Diese Elemente lockern den Boden auf und helfen ihm so, zu atmen und Nährstoffe und Feuchtigkeit längerfristig zu speichern. Beim Mulchen werden sie für die darauffolgenden Pflanzen wieder verfügbar gemacht. Längerfristig wird durch eine ständige Bodenbegrünung Humus aufgebaut. Ausserdem erhitzt sich ein begrünter Boden nicht so stark wie blanke Erde. Gerade angesichts der Klimaerwärmung ein wichtiger Faktor.
Was bedeutet das konkret bei uns?
Welche Massnahmen davon sinnvoll und machbar sind, muss jeder Betrieb für sich selbst entscheiden. Die regenerative Landwirtschaft gibt keine strengen Richtlinien vor.
Auf dem Spargelhof in Rafz haben wir im Wesentlichen 4 Massnahmen in dem Bereich getroffen:
1) Bei einigen Kulturen haben wir eine Untersaat ausgesät. Also z.B. beim Raps, beim Weizen und beim Mais. Diese wird direkt mit der Anbaukultur mit eingesät. Auf dem Titelbild sieht man eine Untersaat im Weizen.

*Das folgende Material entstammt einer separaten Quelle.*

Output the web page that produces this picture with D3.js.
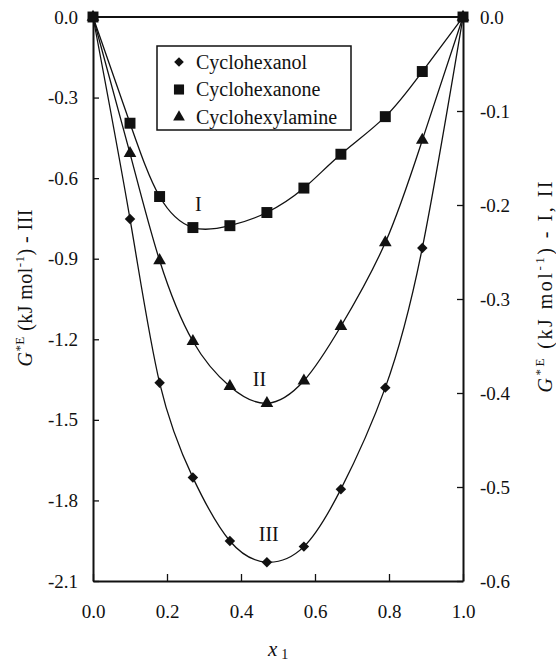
<!DOCTYPE html>
<html>
<head>
<meta charset="utf-8">
<script src="https://cdn.jsdelivr.net/npm/d3@7"></script>
<style>
  body { margin: 0; background: #fff; }
  svg { display: block; font-family: "Liberation Serif", "DejaVu Serif", serif; }
</style>
</head>
<body>
<svg id="chart"></svg>
<script>
// mole fraction x1
const x1 = [0, 0.10, 0.18, 0.27, 0.37, 0.47, 0.57, 0.67, 0.79, 0.89, 1.0];
// G*E, curve III (left axis)
const cyclohexanol = [0, -0.752, -1.362, -1.715, -1.951, -2.030, -1.972, -1.758, -1.380, -0.86, 0];
// G*E, curve I (right axis)
const cyclohexanone = [0, -0.113, -0.191, -0.224, -0.222, -0.208, -0.182, -0.146, -0.106, -0.058, 0];
// G*E, curve II (right axis)
const cyclohexylamine = [0, -0.145, -0.259, -0.345, -0.393, -0.411, -0.387, -0.329, -0.240, -0.131, 0];

const xTicks = [0, 0.2, 0.4, 0.6, 0.8, 1.0];
const leftTicks = [0, -0.3, -0.6, -0.9, -1.2, -1.5, -1.8, -2.1];
const rightTicks = [0, -0.1, -0.2, -0.3, -0.4, -0.5, -0.6];
const legendNames = ['Cyclohexanol', 'Cyclohexanone', 'Cyclohexylamine'];

const w = 556, h = 664;
const plotL = 93, plotR = 463, plotT = 17, plotB = 581;

const svg = d3.select('#chart').attr('width', w).attr('height', h);

const x = d3.scaleLinear().domain([0, 1]).range([plotL, plotR]);
const yL = d3.scaleLinear().domain([-2.1, 0]).range([plotB, plotT]);
const yR = d3.scaleLinear().domain([-0.6, 0]).range([plotB, plotT]);

const fmt = d => d.toFixed(1);

// axes, ticks pointing inward
const xAxis = d3.axisBottom(x).tickValues(xTicks).tickFormat(fmt)
  .tickSizeInner(-7).tickSizeOuter(0).tickPadding(24);
const yAxisL = d3.axisLeft(yL).tickValues(leftTicks).tickFormat(fmt)
  .tickSizeInner(-6).tickSizeOuter(0).tickPadding(15);
const yAxisR = d3.axisRight(yR).tickValues(rightTicks).tickFormat(fmt)
  .tickSizeInner(-6).tickSizeOuter(0).tickPadding(17);

function styleAxis(g) {
  g.select('.domain').attr('stroke', '#111').attr('stroke-width', 2);
  g.selectAll('.tick line').attr('stroke', '#111').attr('stroke-width', 1.3);
  g.selectAll('.tick text').attr('fill', '#111')
    .style('font-family', '"Liberation Serif", serif').style('font-size', '19px');
}

svg.append('g').attr('transform', `translate(0, ${plotB})`).call(xAxis).call(styleAxis);
svg.append('g').attr('transform', `translate(${plotL}, 0)`).call(yAxisL).call(styleAxis);
svg.append('g').attr('transform', `translate(${plotR}, 0)`).call(yAxisR).call(styleAxis);

// top frame line
svg.append('line')
  .attr('x1', plotL).attr('x2', plotR).attr('y1', plotT).attr('y2', plotT)
  .attr('stroke', '#111').attr('stroke-width', 2);

// series
const series = [
  { name: legendNames[0], values: cyclohexanol, y: yL, shape: 'diamond' },
  { name: legendNames[1], values: cyclohexanone, y: yR, shape: 'square' },
  { name: legendNames[2], values: cyclohexylamine, y: yR, shape: 'triangle' }
];

function symbolPath(shape, scale = 1) {
  if (shape === 'diamond') return d3.symbol(d3.symbolSquare, 55 * scale)();
  if (shape === 'square') return d3.symbol(d3.symbolSquare, 120 * scale)();
  return d3.symbol(d3.symbolTriangle, 70 * scale)();
}

series.forEach(s => {
  const pts = x1.map((v, i) => [v, s.values[i]]);
  const line = d3.line()
    .x(d => x(d[0]))
    .y(d => s.y(d[1]))
    .curve(d3.curveNatural);
  svg.append('path')
    .attr('d', line(pts))
    .attr('fill', 'none')
    .attr('stroke', '#111')
    .attr('stroke-width', 1.3);
  svg.append('g').selectAll('path')
    .data(pts)
    .join('path')
      .attr('d', symbolPath(s.shape))
      .attr('transform', d => `translate(${x(d[0])}, ${s.y(d[1])})` + (s.shape === 'diamond' ? ' rotate(45)' : ''))
      .attr('fill', '#111');
});

// curve labels
const curveLabels = [
  { text: 'I', x: 0.285, v: -0.206, y: yR },
  { text: 'II', x: 0.45, v: -0.393, y: yR },
  { text: 'III', x: 0.475, v: -1.95, y: yL }
];
svg.append('g').selectAll('text')
  .data(curveLabels)
  .join('text')
    .attr('x', d => x(d.x))
    .attr('y', d => d.y(d.v))
    .attr('text-anchor', 'middle')
    .attr('font-size', 20)
    .attr('fill', '#111')
    .text(d => d.text);

// legend
const legend = svg.append('g');
legend.append('rect')
  .attr('x', 157).attr('y', 46).attr('width', 194).attr('height', 84)
  .attr('fill', '#fff').attr('stroke', '#111').attr('stroke-width', 1.5);
series.forEach((s, i) => {
  const cy = 62 + i * 27.5;
  legend.append('path')
    .attr('d', symbolPath(s.shape, 0.85))
    .attr('transform', `translate(179, ${cy})` + (s.shape === 'diamond' ? ' rotate(45)' : ''))
    .attr('fill', '#111');
  legend.append('text')
    .attr('x', 196).attr('y', cy + 6.5)
    .attr('font-size', 20)
    .attr('fill', '#111')
    .text(s.name);
});

// x axis title
const xt = svg.append('text').attr('x', 268).attr('y', 656).attr('fill', '#111').attr('font-size', 21);
xt.append('tspan').attr('font-style', 'italic').text('x');
xt.append('tspan').attr('font-size', 14).attr('dx', 4).attr('dy', 3).text('1');

// y axis titles
function yTitle(cx, cy, suffix, len) {
  const t = svg.append('text')
    .attr('transform', `translate(${cx}, ${cy}) rotate(-90)`)
    .attr('text-anchor', 'middle')
    .attr('font-size', 20)
    .attr('fill', '#111')
    .attr('textLength', len)
    .attr('lengthAdjust', 'spacing');
  t.append('tspan').attr('font-style', 'italic').text('G');
  t.append('tspan').attr('font-size', 13).attr('dy', -8).text('*E');
  t.append('tspan').attr('dy', 8).text(' (kJ mol');
  t.append('tspan').attr('font-size', 13).attr('dy', -8).text('-1');
  t.append('tspan').attr('dy', 8).text(') - ' + suffix);
}
yTitle(32, 288, 'III', 157);
yTitle(552, 287, 'I, II', 211);
</script>
</body>
</html>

2) Zwischen zwei Kulturen haben wir Zwischensaaten eingesät (z.B. frostsichere Winterwicke nach dem Getreide). Dies ist aber bis zu einem gewissen Zeitpunkt der Rodung in der Schweiz ohnehin vorgeschrieben und wird von anderen Bauern ebenso gemacht, regenerativ hin oder her.
3) Zwischen den Spargeldämmen haben wir nach der Ernte jeweils eine Gründüngung eingesät.

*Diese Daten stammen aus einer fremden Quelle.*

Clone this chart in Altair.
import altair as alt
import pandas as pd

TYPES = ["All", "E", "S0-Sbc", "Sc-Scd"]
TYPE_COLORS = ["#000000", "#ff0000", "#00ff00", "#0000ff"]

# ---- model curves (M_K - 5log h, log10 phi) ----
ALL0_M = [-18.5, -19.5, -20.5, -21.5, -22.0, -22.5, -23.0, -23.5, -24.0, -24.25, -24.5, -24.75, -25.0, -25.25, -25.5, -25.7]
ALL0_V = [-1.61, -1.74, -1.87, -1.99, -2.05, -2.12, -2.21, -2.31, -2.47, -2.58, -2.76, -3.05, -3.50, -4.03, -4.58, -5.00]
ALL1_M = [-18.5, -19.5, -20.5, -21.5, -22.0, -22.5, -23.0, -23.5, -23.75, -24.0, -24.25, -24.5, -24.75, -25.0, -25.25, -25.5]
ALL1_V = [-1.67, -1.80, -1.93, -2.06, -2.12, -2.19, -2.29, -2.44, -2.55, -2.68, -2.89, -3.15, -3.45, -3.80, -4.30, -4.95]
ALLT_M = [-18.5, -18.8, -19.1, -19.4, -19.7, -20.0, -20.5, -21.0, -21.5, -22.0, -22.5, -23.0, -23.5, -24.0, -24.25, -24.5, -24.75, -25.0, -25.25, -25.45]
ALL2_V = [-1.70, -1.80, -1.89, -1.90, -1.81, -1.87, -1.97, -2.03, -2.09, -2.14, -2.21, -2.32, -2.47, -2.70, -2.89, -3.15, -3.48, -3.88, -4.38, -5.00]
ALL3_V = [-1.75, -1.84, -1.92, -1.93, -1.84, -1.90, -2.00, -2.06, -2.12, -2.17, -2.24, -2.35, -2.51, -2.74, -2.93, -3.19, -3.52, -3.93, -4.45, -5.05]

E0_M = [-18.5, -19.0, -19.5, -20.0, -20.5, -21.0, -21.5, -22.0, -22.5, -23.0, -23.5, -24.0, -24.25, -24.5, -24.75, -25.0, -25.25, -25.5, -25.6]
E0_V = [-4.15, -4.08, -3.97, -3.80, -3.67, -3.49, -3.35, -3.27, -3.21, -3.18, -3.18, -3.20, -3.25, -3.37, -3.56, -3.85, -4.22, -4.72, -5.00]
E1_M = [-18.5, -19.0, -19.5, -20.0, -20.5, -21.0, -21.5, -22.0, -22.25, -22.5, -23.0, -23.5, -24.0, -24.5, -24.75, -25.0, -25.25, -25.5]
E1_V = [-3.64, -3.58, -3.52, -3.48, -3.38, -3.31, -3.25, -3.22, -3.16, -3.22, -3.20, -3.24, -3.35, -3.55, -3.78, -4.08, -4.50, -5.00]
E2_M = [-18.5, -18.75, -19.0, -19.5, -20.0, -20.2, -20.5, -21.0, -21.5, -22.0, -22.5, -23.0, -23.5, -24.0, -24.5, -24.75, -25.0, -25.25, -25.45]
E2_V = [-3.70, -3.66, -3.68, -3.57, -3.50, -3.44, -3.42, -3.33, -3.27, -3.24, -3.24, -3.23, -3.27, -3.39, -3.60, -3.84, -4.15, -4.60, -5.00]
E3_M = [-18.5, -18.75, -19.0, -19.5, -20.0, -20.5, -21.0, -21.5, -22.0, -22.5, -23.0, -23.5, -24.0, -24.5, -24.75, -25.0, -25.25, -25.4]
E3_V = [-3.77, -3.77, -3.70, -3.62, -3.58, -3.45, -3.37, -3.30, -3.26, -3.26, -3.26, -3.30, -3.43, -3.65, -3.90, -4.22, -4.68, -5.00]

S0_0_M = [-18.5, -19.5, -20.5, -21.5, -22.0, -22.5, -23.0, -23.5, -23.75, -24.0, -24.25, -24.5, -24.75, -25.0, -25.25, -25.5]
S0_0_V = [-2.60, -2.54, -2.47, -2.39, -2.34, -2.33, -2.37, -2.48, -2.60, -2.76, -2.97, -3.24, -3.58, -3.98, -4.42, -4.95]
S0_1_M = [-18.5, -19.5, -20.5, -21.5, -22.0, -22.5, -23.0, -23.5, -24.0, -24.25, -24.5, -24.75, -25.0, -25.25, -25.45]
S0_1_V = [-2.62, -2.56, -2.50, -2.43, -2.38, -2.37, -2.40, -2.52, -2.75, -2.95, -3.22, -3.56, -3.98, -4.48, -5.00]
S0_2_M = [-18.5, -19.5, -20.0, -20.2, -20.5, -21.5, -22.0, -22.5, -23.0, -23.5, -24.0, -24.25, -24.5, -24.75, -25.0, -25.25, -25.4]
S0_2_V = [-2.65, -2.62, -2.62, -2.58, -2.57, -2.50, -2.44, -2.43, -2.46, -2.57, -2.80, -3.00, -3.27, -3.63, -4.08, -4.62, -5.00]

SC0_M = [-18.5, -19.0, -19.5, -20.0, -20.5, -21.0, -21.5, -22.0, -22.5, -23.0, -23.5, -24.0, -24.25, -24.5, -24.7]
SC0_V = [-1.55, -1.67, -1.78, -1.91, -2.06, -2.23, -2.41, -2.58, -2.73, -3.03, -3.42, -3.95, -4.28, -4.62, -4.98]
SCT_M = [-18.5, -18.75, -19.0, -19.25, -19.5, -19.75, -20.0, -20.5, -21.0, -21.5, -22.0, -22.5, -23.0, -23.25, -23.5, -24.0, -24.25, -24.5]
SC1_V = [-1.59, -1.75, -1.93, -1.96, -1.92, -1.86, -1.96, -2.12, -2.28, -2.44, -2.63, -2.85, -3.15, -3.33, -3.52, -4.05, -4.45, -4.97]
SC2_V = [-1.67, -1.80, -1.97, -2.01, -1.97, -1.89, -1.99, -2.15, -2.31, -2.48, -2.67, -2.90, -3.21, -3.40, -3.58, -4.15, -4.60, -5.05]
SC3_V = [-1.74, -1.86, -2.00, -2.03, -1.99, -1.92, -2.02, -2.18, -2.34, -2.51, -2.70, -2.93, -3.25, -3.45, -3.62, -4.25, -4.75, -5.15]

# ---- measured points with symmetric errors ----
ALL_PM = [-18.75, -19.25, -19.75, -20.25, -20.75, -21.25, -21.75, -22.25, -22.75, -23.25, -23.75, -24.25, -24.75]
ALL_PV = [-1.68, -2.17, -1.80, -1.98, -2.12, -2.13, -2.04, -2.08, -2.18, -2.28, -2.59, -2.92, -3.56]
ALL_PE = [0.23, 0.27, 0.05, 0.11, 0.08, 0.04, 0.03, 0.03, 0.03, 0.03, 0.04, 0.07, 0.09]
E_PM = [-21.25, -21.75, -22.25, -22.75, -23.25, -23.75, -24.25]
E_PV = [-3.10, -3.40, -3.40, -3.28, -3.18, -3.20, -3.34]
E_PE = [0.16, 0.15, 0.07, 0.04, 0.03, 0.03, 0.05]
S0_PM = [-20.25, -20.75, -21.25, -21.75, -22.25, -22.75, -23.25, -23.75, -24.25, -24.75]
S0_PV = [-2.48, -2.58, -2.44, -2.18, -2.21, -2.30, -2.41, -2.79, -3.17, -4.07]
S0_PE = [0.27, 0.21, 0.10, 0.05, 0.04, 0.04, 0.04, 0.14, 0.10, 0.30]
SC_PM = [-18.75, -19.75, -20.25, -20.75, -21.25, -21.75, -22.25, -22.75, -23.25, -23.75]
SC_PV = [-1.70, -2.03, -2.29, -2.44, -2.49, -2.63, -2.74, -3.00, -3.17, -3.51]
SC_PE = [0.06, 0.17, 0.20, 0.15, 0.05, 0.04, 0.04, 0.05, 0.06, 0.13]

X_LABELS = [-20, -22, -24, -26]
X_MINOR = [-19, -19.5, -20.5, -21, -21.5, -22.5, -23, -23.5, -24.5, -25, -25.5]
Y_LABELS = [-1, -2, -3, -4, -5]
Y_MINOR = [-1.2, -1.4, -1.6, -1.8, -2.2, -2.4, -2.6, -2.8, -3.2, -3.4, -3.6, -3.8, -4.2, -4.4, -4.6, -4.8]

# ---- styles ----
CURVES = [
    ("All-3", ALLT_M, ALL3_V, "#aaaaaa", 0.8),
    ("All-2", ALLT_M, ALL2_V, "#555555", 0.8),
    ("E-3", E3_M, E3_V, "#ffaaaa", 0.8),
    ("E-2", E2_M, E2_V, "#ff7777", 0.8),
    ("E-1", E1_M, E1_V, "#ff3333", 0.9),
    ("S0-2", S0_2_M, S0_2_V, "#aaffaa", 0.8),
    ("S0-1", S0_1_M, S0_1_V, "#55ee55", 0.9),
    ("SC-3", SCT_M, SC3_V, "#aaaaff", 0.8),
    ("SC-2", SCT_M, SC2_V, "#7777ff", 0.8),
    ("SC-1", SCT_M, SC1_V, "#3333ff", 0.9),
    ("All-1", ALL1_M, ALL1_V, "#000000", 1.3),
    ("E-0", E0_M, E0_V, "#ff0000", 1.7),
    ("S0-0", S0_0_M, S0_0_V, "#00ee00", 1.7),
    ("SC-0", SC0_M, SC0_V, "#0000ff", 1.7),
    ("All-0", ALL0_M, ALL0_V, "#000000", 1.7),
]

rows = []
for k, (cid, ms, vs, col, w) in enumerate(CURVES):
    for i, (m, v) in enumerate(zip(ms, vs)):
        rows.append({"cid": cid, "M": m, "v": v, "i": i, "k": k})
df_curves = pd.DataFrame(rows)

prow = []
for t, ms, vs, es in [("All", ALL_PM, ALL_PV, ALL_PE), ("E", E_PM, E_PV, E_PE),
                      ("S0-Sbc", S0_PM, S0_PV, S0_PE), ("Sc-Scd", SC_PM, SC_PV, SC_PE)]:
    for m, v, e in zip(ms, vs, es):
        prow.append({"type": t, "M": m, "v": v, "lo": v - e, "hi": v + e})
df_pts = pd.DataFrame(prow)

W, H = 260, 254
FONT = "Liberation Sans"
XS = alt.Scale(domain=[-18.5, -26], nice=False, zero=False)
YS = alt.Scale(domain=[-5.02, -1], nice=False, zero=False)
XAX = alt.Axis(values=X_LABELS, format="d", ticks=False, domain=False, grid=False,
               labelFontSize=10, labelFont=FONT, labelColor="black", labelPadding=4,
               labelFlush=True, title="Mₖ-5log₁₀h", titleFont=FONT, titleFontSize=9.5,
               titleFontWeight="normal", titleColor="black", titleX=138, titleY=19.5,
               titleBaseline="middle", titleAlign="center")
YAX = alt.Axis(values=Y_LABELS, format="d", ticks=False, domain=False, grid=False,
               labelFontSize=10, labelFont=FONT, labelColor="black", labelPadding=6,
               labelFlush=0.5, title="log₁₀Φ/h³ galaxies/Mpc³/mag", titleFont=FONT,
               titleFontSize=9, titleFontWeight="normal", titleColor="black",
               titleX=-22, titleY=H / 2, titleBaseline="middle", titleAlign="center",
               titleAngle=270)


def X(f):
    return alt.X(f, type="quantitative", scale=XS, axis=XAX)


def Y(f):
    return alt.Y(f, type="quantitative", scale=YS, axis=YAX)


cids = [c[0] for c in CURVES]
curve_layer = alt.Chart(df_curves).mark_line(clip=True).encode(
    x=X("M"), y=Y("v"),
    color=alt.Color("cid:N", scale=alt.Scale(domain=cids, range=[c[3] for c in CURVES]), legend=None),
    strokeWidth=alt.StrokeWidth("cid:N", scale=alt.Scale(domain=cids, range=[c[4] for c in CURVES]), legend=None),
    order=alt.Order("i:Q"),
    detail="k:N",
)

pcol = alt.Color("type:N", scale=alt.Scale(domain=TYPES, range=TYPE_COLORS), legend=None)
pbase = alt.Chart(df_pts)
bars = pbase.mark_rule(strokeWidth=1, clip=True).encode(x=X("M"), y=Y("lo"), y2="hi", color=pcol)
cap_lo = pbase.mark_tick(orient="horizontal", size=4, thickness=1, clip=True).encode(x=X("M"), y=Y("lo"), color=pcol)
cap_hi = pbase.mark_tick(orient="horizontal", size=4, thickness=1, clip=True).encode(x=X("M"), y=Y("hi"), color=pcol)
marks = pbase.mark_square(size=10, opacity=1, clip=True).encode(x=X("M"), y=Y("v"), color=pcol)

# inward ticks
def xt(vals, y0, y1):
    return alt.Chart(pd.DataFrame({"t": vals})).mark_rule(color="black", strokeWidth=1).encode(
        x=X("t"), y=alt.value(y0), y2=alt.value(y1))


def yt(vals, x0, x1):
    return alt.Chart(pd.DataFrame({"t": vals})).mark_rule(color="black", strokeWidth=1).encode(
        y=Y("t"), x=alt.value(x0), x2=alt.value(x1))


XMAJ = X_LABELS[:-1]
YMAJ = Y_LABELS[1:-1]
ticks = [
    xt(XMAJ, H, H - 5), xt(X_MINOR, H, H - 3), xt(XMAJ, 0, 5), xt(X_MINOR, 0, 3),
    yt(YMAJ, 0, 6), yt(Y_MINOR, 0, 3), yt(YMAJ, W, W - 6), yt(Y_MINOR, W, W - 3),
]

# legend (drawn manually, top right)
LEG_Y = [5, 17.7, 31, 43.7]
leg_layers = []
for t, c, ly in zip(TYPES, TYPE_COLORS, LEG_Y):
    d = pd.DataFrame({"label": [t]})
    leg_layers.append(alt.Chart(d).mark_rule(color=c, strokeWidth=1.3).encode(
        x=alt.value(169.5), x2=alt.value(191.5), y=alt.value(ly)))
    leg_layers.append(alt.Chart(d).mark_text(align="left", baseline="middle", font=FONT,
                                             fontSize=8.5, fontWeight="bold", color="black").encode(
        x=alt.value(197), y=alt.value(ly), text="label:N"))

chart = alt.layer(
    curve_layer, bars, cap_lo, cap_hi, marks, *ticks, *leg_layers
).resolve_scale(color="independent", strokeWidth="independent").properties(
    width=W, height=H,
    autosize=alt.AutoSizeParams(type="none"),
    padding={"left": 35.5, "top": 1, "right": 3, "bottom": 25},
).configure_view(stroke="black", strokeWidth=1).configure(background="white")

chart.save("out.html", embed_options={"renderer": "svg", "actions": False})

4) Bei den verfrühten Spargelkulturen, die bereits im Herbst gedämmt wurden, haben wir Weizen eingesät. Der wird jedoch nicht als Kultur geerntet, sondern dient einzig und allein der Verbesserung der Tragfähigkeit des Bodens bei der Ernte, insbesondere dann, wenn die Bedingungen sehr nass sind.
Eine heikle Gratwanderung
Es gibt aber auch regenerative Begrünungstechniken, die wir NICHT gemacht haben. Das kann nämlich eine sehr heikle Gratwanderung sein.
Zum Beispiel ist eine Methode der regenerativen Landwirtschaft, Pflanzenrückstände stehenzulassen. Doch das kann auch negative Konsequenzen haben. Denn feuchte Pflanzenrückstände bieten den idealen Nährboden für Schädlinge und Pilzkrankheiten.
Da wir nächstes Jahr in Rafz möglichst insektizidfrei wirtschaften wollen, galt es alles zu tun, um dem Maiszünsler keinen Lebensraum zu bieten. Das hatte in diesem Fall bedeutet, dass wir den Mais eben doch gemulcht haben. Das ist der Kompromiss, den wir gewählt haben. Dafür haben wir auch hier nach dem Mulchen eine Gründüngung eingesät und den Boden nicht einfach sich selbst überlassen.
Wie Robert Courth sagt: «Ist alles eine Gratwanderung, da muss jeder einen Weg suchen.» Wie so oft ist es eben nicht so einfach und es gibt nicht DIE eine richtige Lösung.